WORK TO DO>
Begin at the first line of the data and copy each line through the one containing "from matplotlib.patches import Rectangle", that line included, with no pictures.

------------------------------------------------------------

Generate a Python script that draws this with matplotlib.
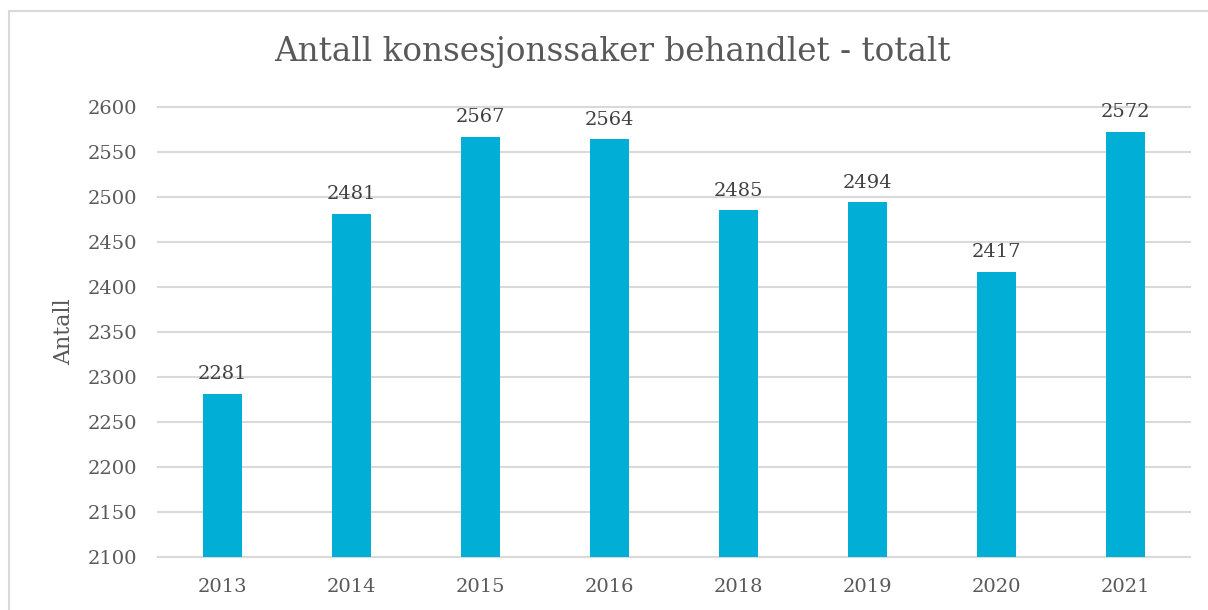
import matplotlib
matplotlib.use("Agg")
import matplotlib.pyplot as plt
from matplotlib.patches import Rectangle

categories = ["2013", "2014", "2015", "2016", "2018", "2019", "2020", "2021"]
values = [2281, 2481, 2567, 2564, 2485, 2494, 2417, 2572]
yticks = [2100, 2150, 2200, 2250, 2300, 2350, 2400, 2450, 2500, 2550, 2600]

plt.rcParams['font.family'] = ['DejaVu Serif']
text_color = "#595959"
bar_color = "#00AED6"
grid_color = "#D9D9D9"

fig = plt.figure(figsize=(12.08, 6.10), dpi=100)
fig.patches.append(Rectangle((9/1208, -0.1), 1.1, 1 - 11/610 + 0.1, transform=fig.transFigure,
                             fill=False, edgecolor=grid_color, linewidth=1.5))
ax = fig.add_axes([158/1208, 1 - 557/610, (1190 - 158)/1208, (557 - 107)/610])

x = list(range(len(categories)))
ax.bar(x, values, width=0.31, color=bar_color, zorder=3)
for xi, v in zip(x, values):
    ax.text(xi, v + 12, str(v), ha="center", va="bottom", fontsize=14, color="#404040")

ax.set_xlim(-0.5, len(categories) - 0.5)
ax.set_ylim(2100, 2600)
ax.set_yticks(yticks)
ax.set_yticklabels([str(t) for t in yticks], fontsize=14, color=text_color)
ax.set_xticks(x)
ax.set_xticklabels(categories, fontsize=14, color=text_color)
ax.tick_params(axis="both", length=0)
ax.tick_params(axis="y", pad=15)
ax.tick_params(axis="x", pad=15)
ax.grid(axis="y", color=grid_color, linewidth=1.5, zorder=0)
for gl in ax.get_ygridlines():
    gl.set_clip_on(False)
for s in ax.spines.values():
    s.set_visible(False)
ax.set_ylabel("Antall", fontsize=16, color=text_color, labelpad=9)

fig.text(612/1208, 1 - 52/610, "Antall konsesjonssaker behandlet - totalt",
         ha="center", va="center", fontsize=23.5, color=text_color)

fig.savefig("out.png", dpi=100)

------------------------------------------------------------

SOLUTION>
Generate a Python script that draws this with matplotlib.
import matplotlib
matplotlib.use("Agg")
import matplotlib.pyplot as plt
from matplotlib.patches import Rectangle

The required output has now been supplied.